Class starts at 9am with about 30 students. The trip to my classroom is the shortest commute ever… a few steps across the hall. With two short breaks between three sessions, the morning ends at 1. We walk across the street to a Malaysian restaurant: Nyonya Village. The Nasi Lemak and other dishes are wonderful – chili noodles, coconut rice, Beef Redang, crispy fried chicken, fried spinach (-type), and pickled turnips. The mom, two young men and I polish it off with a sweet dessert of diced yams boiled in young coconut milk. Splendid!
The class is droopy after lunch, but small group interaction perks them back up for the marathon session until 6pm. We have two more small (10 and 15 minute) breaks, but it is a long go. I wouldn’t want to hear the rambling of the middle session again! The students tell stories of how they practice spiritual disciplines, and I learn a lot.
I don’t know what the class is expecting. The direction I got to develop the course was “History of Spiritual Formation. The disciplines.” So I have taken a quick trip through church history and highlighted the various disciplines practiced by those earlier believers. We pray four Celtic prayers together to start the afternoon, and end the class day standing and reciting the Orthodox liturgy for Saturday, April 25. The class is tired but enthusiastic.
Supper is a 10-minute drive to a Chinese Pork Soup restaurant with Kay and her husband. They tell the waiter not to include pork hocks, but it wouldn’t have bothered me: Germans eat pickled pork feet and use pork hocks with sauerkraut (and other dishes.) Kay wipes down every dish and our chopsticks with a tissue, supplied in the center of the table. We soak tiny pieces of spicy hot peppers in a little bowl of soy sauce, upon which we also lean our chopsticks and soup spoons. In addition, we are given a bowl of rice and a separate soup bowl. We put the salty green and red peppers on the rice and pork to add flavor. We toss the bones on the table near our dishes.

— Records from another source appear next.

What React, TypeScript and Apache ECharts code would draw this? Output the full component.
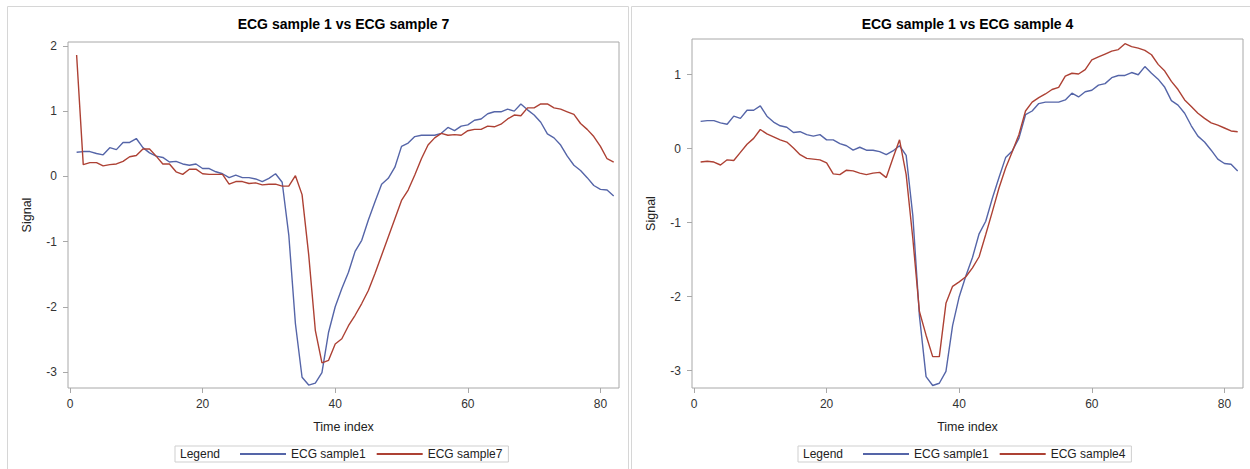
import React, { useEffect, useRef } from "react";
import * as echarts from "echarts";

// ---- Data ----
const ecgSample1: number[] = [
  0.37, 0.38, 0.38, 0.35, 0.33, 0.44, 0.41, 0.52, 0.52, 0.58,
  0.44, 0.36, 0.31, 0.29, 0.22, 0.23, 0.19, 0.17, 0.19, 0.12,
  0.12, 0.07, 0.04, -0.02, 0.02, -0.02, -0.02, -0.04, -0.08, -0.03,
  0.04, -0.09, -0.9, -2.26, -3.08, -3.2, -3.17, -3.01, -2.39, -2.0,
  -1.72, -1.47, -1.15, -0.98, -0.67, -0.39, -0.12, -0.03, 0.14, 0.46,
  0.51, 0.61, 0.63, 0.63, 0.63, 0.66, 0.75, 0.7, 0.77, 0.79,
  0.86, 0.88, 0.96, 0.99, 0.99, 1.03, 1.0, 1.11, 1.02, 0.94,
  0.83, 0.65, 0.59, 0.48, 0.31, 0.17, 0.09, -0.02, -0.14, -0.2,
  -0.21, -0.3,
];

const ecgSample7: number[] = [
  1.86, 0.18, 0.21, 0.21, 0.16, 0.18, 0.19, 0.23, 0.3, 0.32,
  0.42, 0.42, 0.31, 0.19, 0.19, 0.07, 0.03, 0.11, 0.11, 0.04,
  0.03, 0.03, 0.03, -0.12, -0.08, -0.08, -0.11, -0.1, -0.13, -0.12,
  -0.12, -0.15, -0.15, 0.01, -0.28, -1.2, -2.36, -2.86, -2.82, -2.57,
  -2.49, -2.29, -2.13, -1.95, -1.75, -1.49, -1.21, -0.93, -0.65, -0.37,
  -0.21, 0.02, 0.27, 0.48, 0.59, 0.66, 0.63, 0.64, 0.63, 0.7,
  0.72, 0.72, 0.77, 0.76, 0.8, 0.88, 0.94, 0.93, 1.05, 1.05,
  1.11, 1.11, 1.05, 1.03, 0.99, 0.95, 0.81, 0.72, 0.61, 0.46,
  0.27, 0.22,
];

const ecgSample4: number[] = [
  -0.18, -0.17, -0.18, -0.22, -0.15, -0.16, -0.05, 0.06, 0.14, 0.26,
  0.2, 0.16, 0.12, 0.09, 0.01, -0.08, -0.13, -0.14, -0.15, -0.19,
  -0.34, -0.35, -0.29, -0.3, -0.33, -0.35, -0.33, -0.32, -0.39, -0.13,
  0.12, -0.35, -1.21, -2.2, -2.52, -2.81, -2.81, -2.09, -1.86, -1.8,
  -1.73, -1.61, -1.46, -1.16, -0.85, -0.53, -0.26, -0.04, 0.19, 0.51,
  0.63, 0.69, 0.74, 0.8, 0.83, 0.98, 1.02, 1.01, 1.07, 1.2,
  1.24, 1.28, 1.32, 1.34, 1.42, 1.38, 1.36, 1.33, 1.27, 1.14,
  1.05, 0.91, 0.8, 0.66, 0.57, 0.48, 0.41, 0.35, 0.32, 0.28,
  0.24, 0.23,
];

const timeIndex: number[] = ecgSample1.map((_, i) => i + 1);

const xTicks: number[] = [0, 20, 40, 60, 80];
const yTicksLeft: number[] = [-3, -2, -1, 0, 1, 2];
const yTicksRight: number[] = [-3, -2, -1, 0, 1];

const titles: string[] = ["ECG sample 1 vs ECG sample 7", "ECG sample 1 vs ECG sample 4"];
const seriesNames: string[] = ["ECG sample1", "ECG sample7", "ECG sample4"];

const BLUE = "#5565a8";
const RED = "#ad4134";
const FONT = "'Liberation Sans', Arial, Helvetica, sans-serif";
const GRAY = "#a8a8a8";

const pairs = (vals: number[]) => vals.map((v, i) => [timeIndex[i], v]);

export default function App() {
  const ref = useRef<HTMLDivElement>(null);

  useEffect(() => {
    document.body.style.margin = "0";
    if (!ref.current) return;
    const chart = echarts.init(ref.current, null, { renderer: "svg" });

    const makeX = (gridIndex: number) => ({
      type: "value",
      gridIndex,
      min: -0.3,
      max: 82.8,
      axisLine: { show: false, onZero: false },
      axisTick: { show: true, length: 5, lineStyle: { color: GRAY }, customValues: xTicks },
      axisLabel: { customValues: xTicks, color: "#333", fontSize: 12, fontFamily: FONT, margin: 10 },
      splitLine: { show: false },
      name: "Time index",
      nameLocation: "middle",
      nameGap: 32,
      nameTextStyle: { color: "#222", fontSize: 12.5, fontFamily: FONT },
    });

    const makeY = (gridIndex: number, min: number, max: number, ticks: number[]) => ({
      type: "value",
      gridIndex,
      min,
      max,
      axisLine: { show: false, onZero: false },
      axisTick: { show: true, length: 5, lineStyle: { color: GRAY }, customValues: ticks },
      axisLabel: { customValues: ticks, color: "#333", fontSize: 12, fontFamily: FONT, margin: 11 },
      splitLine: { show: false },
      name: "Signal",
      nameLocation: "middle",
      nameGap: 35,
      nameTextStyle: { color: "#222", fontSize: 12.5, fontFamily: FONT },
    });

    const legendCommon = {
      top: 446,
      orient: "horizontal",
      icon: "rect",
      itemWidth: 46,
      itemHeight: 2,
      itemGap: 11,
      padding: [2, 6, 2, 65],
      borderColor: "#cfcfcf",
      borderWidth: 1,
      selectedMode: false,
      textStyle: { color: "#222", fontSize: 12, fontFamily: FONT },
    };

    const line = (name: string, vals: number[], color: string, idx: number) => ({
      type: "line",
      name,
      xAxisIndex: idx,
      yAxisIndex: idx,
      data: pairs(vals),
      showSymbol: false,
      symbol: "none",
      lineStyle: { width: 1.4, color },
      itemStyle: { color },
    });

    chart.setOption({
      animation: false,
      backgroundColor: "#ffffff",
      title: [
        {
          text: titles[0],
          left: 343.5,
          top: 17,
          textAlign: "center",
          padding: 0,
          textStyle: { fontSize: 14, fontWeight: "bold", color: "#000", fontFamily: FONT },
        },
        {
          text: titles[1],
          left: 967.5,
          top: 17,
          textAlign: "center",
          padding: 0,
          textStyle: { fontSize: 14, fontWeight: "bold", color: "#000", fontFamily: FONT },
        },
      ],
      grid: [
        { left: 68, top: 42, width: 551, height: 346, show: true, borderColor: GRAY, borderWidth: 1 },
        { left: 692, top: 39, width: 551, height: 349, show: true, borderColor: GRAY, borderWidth: 1 },
      ],
      xAxis: [makeX(0), makeX(1)],
      yAxis: [makeY(0, -3.245, 2.06, yTicksLeft), makeY(1, -3.234, 1.483, yTicksRight)],
      legend: [
        { ...legendCommon, left: 175, data: [seriesNames[0], seriesNames[1]] },
        { ...legendCommon, left: 798, data: [seriesNames[0], seriesNames[2]] },
      ],
      graphic: [
        {
          type: "rect",
          shape: { x: 7.5, y: 6.5, width: 621, height: 480 },
          style: { fill: "none", stroke: "#d6d6d6", lineWidth: 1 },
          silent: true,
          z: -10,
        },
        {
          type: "rect",
          shape: { x: 631.5, y: 6.5, width: 640, height: 480 },
          style: { fill: "none", stroke: "#d6d6d6", lineWidth: 1 },
          silent: true,
          z: -10,
        },
        {
          type: "text",
          x: 180,
          y: 454,
          style: { text: "Legend", fill: "#222", font: `12px ${FONT}`, verticalAlign: "middle", align: "left" },
          silent: true,
        },
        {
          type: "text",
          x: 803,
          y: 454,
          style: { text: "Legend", fill: "#222", font: `12px ${FONT}`, verticalAlign: "middle", align: "left" },
          silent: true,
        },
      ],
      series: [
        line(seriesNames[0], ecgSample1, BLUE, 0),
        line(seriesNames[1], ecgSample7, RED, 0),
        line(seriesNames[0], ecgSample1, BLUE, 1),
        line(seriesNames[2], ecgSample4, RED, 1),
      ],
    });

    return () => chart.dispose();
  }, []);

  return <div ref={ref} style={{ width: 1250, height: 469 }} />;
}
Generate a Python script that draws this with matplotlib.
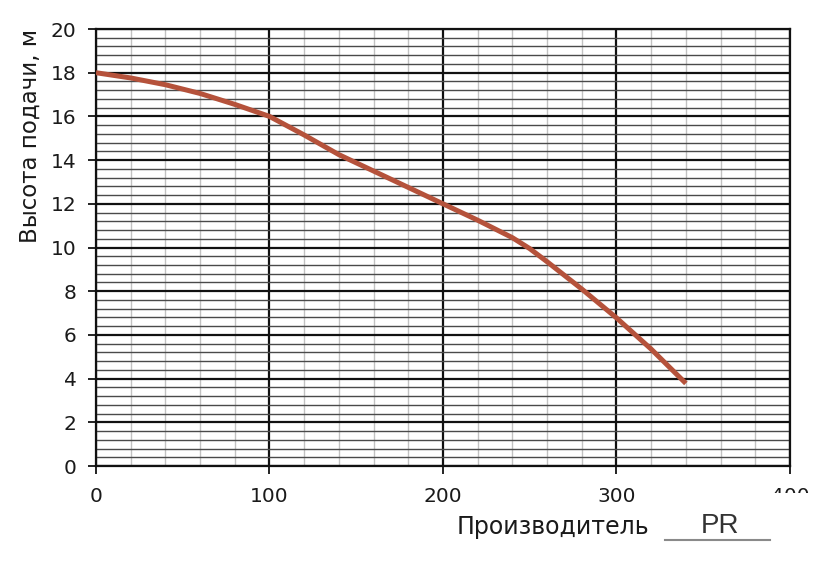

The fans all along the walls keep the air in motion and cool us in the 31oC (92oF?) evening. It is very pleasant during this dry season, absolutely wonderful and warm.
“Chinese believe in heaty and cool foods. We balance the yin and yang by combining foods. So because it is a hot day, such a cooling soup (the steaming pork broth) is good for taking heat from the body.” We drink sweetened iced chrysanthemum tea, good to cool the fried vegetables and stave off the heat. Blanched greens topped with soy sauce, fried and chopped flour pastries, and fried bean curd top the rice and pork. Anything we can fit into the soup spoon is wetted with broth. Deeeelicious. The server burps loudly behind me as he prepares to take away our dishes.
We sit and chat in a leisurely way, and the couple offers to take me shopping or to visit anything I want to see. It is already 8pm (5am Seattle time) and I feel like I am fading. So they drop me at the door and wait for me to unlock and relock the front door of the complex before I start up the stairs to the third floor. We’ve been taking the six flights of stairs (lots of room between floors) to work off some of the good food. At the top, I unlock and relock the conference room, walk through to my hallway, unlock and relock my apartment door, and prep for bed.